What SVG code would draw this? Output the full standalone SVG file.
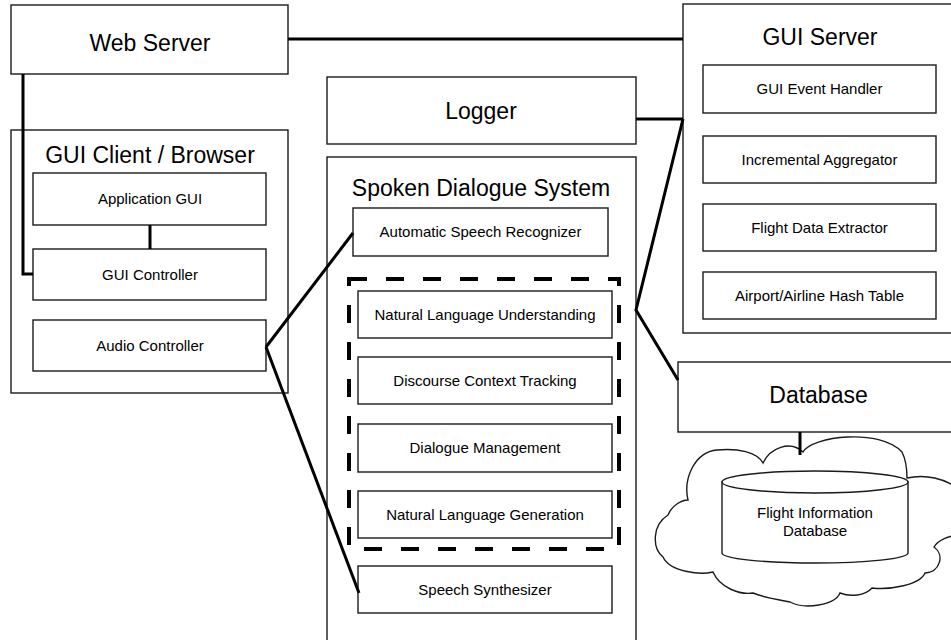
<svg xmlns="http://www.w3.org/2000/svg" width="951" height="640" viewBox="0 0 951 640">
<style>
.box{fill:#fff;stroke:#1a1a1a;stroke-width:1.4}
.big{font-family:"Liberation Sans",Arial,sans-serif;font-size:23px;fill:#000;text-anchor:middle}
.sm{font-family:"Liberation Sans",Arial,sans-serif;font-size:15px;fill:#000;text-anchor:middle}
.con{fill:none;stroke:#000;stroke-width:3;stroke-linejoin:miter}
.dash{fill:none;stroke:#000;stroke-width:4;stroke-dasharray:18 19}
</style>
<rect width="951" height="640" fill="#fff"/>
<g id="web-server">
<rect class="box" x="11" y="5" width="277" height="69"/>
<text class="big" x="150" y="51">Web Server</text>
</g>
<g id="gui-client">
<rect class="box" x="11" y="130" width="277" height="263"/>
<text class="big" x="150" y="163">GUI Client / Browser</text>
</g>
<g id="application-gui">
<rect class="box" x="33" y="173" width="233" height="52"/>
<text class="sm" x="150" y="204">Application GUI</text>
</g>
<g id="gui-controller">
<rect class="box" x="33" y="249" width="233" height="51"/>
<text class="sm" x="150" y="280">GUI Controller</text>
</g>
<g id="audio-controller">
<rect class="box" x="33" y="320" width="233" height="51"/>
<text class="sm" x="150" y="351">Audio Controller</text>
</g>
<g id="logger">
<rect class="box" x="327" y="77" width="309" height="67"/>
<text class="big" x="481" y="119">Logger</text>
</g>
<g id="spoken-dialogue-system">
<rect class="box" x="327" y="157" width="309" height="500"/>
<text class="big" x="481" y="196">Spoken Dialogue System</text>
</g>
<g id="asr">
<rect class="box" x="353" y="208" width="255" height="48"/>
<text class="sm" x="480.5" y="237">Automatic Speech Recognizer</text>
</g>
<g id="dialogue-core">
<rect class="dash" x="349" y="279" width="270" height="270"/>
</g>
<g id="nlu">
<rect class="box" x="358" y="291" width="254" height="47"/>
<text class="sm" x="485" y="320">Natural Language Understanding</text>
</g>
<g id="dct">
<rect class="box" x="358" y="357" width="254" height="47"/>
<text class="sm" x="485" y="386">Discourse Context Tracking</text>
</g>
<g id="dm">
<rect class="box" x="358" y="424" width="254" height="48"/>
<text class="sm" x="485" y="453">Dialogue Management</text>
</g>
<g id="nlg">
<rect class="box" x="358" y="491" width="254" height="47"/>
<text class="sm" x="485" y="520">Natural Language Generation</text>
</g>
<g id="speech-synthesizer">
<rect class="box" x="358" y="566" width="254" height="47"/>
<text class="sm" x="485" y="595">Speech Synthesizer</text>
</g>
<g id="gui-server">
<rect class="box" x="683" y="4" width="274" height="329"/>
<text class="big" x="820" y="45">GUI Server</text>
</g>
<g id="gui-event-handler">
<rect class="box" x="703" y="65" width="233" height="48"/>
<text class="sm" x="819.5" y="94">GUI Event Handler</text>
</g>
<g id="incremental-aggregator">
<rect class="box" x="703" y="136" width="233" height="47"/>
<text class="sm" x="819.5" y="165">Incremental Aggregator</text>
</g>
<g id="flight-data-extractor">
<rect class="box" x="703" y="204" width="233" height="47"/>
<text class="sm" x="819.5" y="233">Flight Data Extractor</text>
</g>
<g id="hash-table">
<rect class="box" x="703" y="272" width="233" height="47"/>
<text class="sm" x="819.5" y="301">Airport/Airline Hash Table</text>
</g>
<g id="database">
<rect class="box" x="678" y="362" width="281" height="70"/>
<text class="big" x="818.5" y="403">Database</text>
</g>
<g id="cloud">
<path class="box" d="M 688,500 C 683,478 695,452 717,450 C 738,448 757,452 763,463 C 770,448 790,440 803,452 C 812,436 880,428 902,452 C 907,462 907,472 907,478 C 925,474 945,478 960,490 L 960,535 C 950,535 938,540 934,547 C 945,555 940,572 925,573 C 920,585 890,590 872,588 C 865,596 850,597 840,593 C 835,605 805,610 790,602 C 780,600 765,598 753,593 C 740,595 720,588 713,572 C 700,575 670,572 663,557 C 652,548 652,525 668,515 C 672,505 682,500 688,500 Z"/>
</g>
<g id="flight-information-database">
<path class="box" d="M 722,482 L 722,553 A 93,10 0 0 0 908,553 L 908,482 Z"/>
<ellipse class="box" cx="815" cy="482" rx="93" ry="11"/>
<text class="sm" x="815" y="518">Flight Information</text>
<text class="sm" x="815" y="536">Database</text>
</g>
<g id="connectors">
<line class="con" x1="288" y1="39" x2="683" y2="39"/>
<polyline class="con" points="23,74 23,274 33,274"/>
<line class="con" x1="150" y1="225" x2="150" y2="249"/>
<line class="con" x1="266" y1="347" x2="353" y2="233"/>
<line class="con" x1="266" y1="347" x2="359" y2="593"/>
<line class="con" x1="636" y1="119" x2="683" y2="119"/>
<polyline class="con" points="683,119 636,310 678,380"/>
<line class="con" x1="800" y1="432" x2="800" y2="455" stroke-width="4"/>
</g>
</svg>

+ + +

Restate the listing above word for word, and skip the pictures.

What SVG code would draw this? Output the full standalone SVG file.
<svg xmlns="http://www.w3.org/2000/svg" width="951" height="640" viewBox="0 0 951 640">
<style>
.box{fill:#fff;stroke:#1a1a1a;stroke-width:1.4}
.big{font-family:"Liberation Sans",Arial,sans-serif;font-size:23px;fill:#000;text-anchor:middle}
.sm{font-family:"Liberation Sans",Arial,sans-serif;font-size:15px;fill:#000;text-anchor:middle}
.con{fill:none;stroke:#000;stroke-width:3;stroke-linejoin:miter}
.dash{fill:none;stroke:#000;stroke-width:4;stroke-dasharray:18 19}
</style>
<rect width="951" height="640" fill="#fff"/>
<g id="web-server">
<rect class="box" x="11" y="5" width="277" height="69"/>
<text class="big" x="150" y="51">Web Server</text>
</g>
<g id="gui-client">
<rect class="box" x="11" y="130" width="277" height="263"/>
<text class="big" x="150" y="163">GUI Client / Browser</text>
</g>
<g id="application-gui">
<rect class="box" x="33" y="173" width="233" height="52"/>
<text class="sm" x="150" y="204">Application GUI</text>
</g>
<g id="gui-controller">
<rect class="box" x="33" y="249" width="233" height="51"/>
<text class="sm" x="150" y="280">GUI Controller</text>
</g>
<g id="audio-controller">
<rect class="box" x="33" y="320" width="233" height="51"/>
<text class="sm" x="150" y="351">Audio Controller</text>
</g>
<g id="logger">
<rect class="box" x="327" y="77" width="309" height="67"/>
<text class="big" x="481" y="119">Logger</text>
</g>
<g id="spoken-dialogue-system">
<rect class="box" x="327" y="157" width="309" height="500"/>
<text class="big" x="481" y="196">Spoken Dialogue System</text>
</g>
<g id="asr">
<rect class="box" x="353" y="208" width="255" height="48"/>
<text class="sm" x="480.5" y="237">Automatic Speech Recognizer</text>
</g>
<g id="dialogue-core">
<rect class="dash" x="349" y="279" width="270" height="270"/>
</g>
<g id="nlu">
<rect class="box" x="358" y="291" width="254" height="47"/>
<text class="sm" x="485" y="320">Natural Language Understanding</text>
</g>
<g id="dct">
<rect class="box" x="358" y="357" width="254" height="47"/>
<text class="sm" x="485" y="386">Discourse Context Tracking</text>
</g>
<g id="dm">
<rect class="box" x="358" y="424" width="254" height="48"/>
<text class="sm" x="485" y="453">Dialogue Management</text>
</g>
<g id="nlg">
<rect class="box" x="358" y="491" width="254" height="47"/>
<text class="sm" x="485" y="520">Natural Language Generation</text>
</g>
<g id="speech-synthesizer">
<rect class="box" x="358" y="566" width="254" height="47"/>
<text class="sm" x="485" y="595">Speech Synthesizer</text>
</g>
<g id="gui-server">
<rect class="box" x="683" y="4" width="274" height="329"/>
<text class="big" x="820" y="45">GUI Server</text>
</g>
<g id="gui-event-handler">
<rect class="box" x="703" y="65" width="233" height="48"/>
<text class="sm" x="819.5" y="94">GUI Event Handler</text>
</g>
<g id="incremental-aggregator">
<rect class="box" x="703" y="136" width="233" height="47"/>
<text class="sm" x="819.5" y="165">Incremental Aggregator</text>
</g>
<g id="flight-data-extractor">
<rect class="box" x="703" y="204" width="233" height="47"/>
<text class="sm" x="819.5" y="233">Flight Data Extractor</text>
</g>
<g id="hash-table">
<rect class="box" x="703" y="272" width="233" height="47"/>
<text class="sm" x="819.5" y="301">Airport/Airline Hash Table</text>
</g>
<g id="database">
<rect class="box" x="678" y="362" width="281" height="70"/>
<text class="big" x="818.5" y="403">Database</text>
</g>
<g id="cloud">
<path class="box" d="M 688,500 C 683,478 695,452 717,450 C 738,448 757,452 763,463 C 770,448 790,440 803,452 C 812,436 880,428 902,452 C 907,462 907,472 907,478 C 925,474 945,478 960,490 L 960,535 C 950,535 938,540 934,547 C 945,555 940,572 925,573 C 920,585 890,590 872,588 C 865,596 850,597 840,593 C 835,605 805,610 790,602 C 780,600 765,598 753,593 C 740,595 720,588 713,572 C 700,575 670,572 663,557 C 652,548 652,525 668,515 C 672,505 682,500 688,500 Z"/>
</g>
<g id="flight-information-database">
<path class="box" d="M 722,482 L 722,553 A 93,10 0 0 0 908,553 L 908,482 Z"/>
<ellipse class="box" cx="815" cy="482" rx="93" ry="11"/>
<text class="sm" x="815" y="518">Flight Information</text>
<text class="sm" x="815" y="536">Database</text>
</g>
<g id="connectors">
<line class="con" x1="288" y1="39" x2="683" y2="39"/>
<polyline class="con" points="23,74 23,274 33,274"/>
<line class="con" x1="150" y1="225" x2="150" y2="249"/>
<line class="con" x1="266" y1="347" x2="353" y2="233"/>
<line class="con" x1="266" y1="347" x2="359" y2="593"/>
<line class="con" x1="636" y1="119" x2="683" y2="119"/>
<polyline class="con" points="683,119 636,310 678,380"/>
<line class="con" x1="800" y1="432" x2="800" y2="455" stroke-width="4"/>
</g>
</svg>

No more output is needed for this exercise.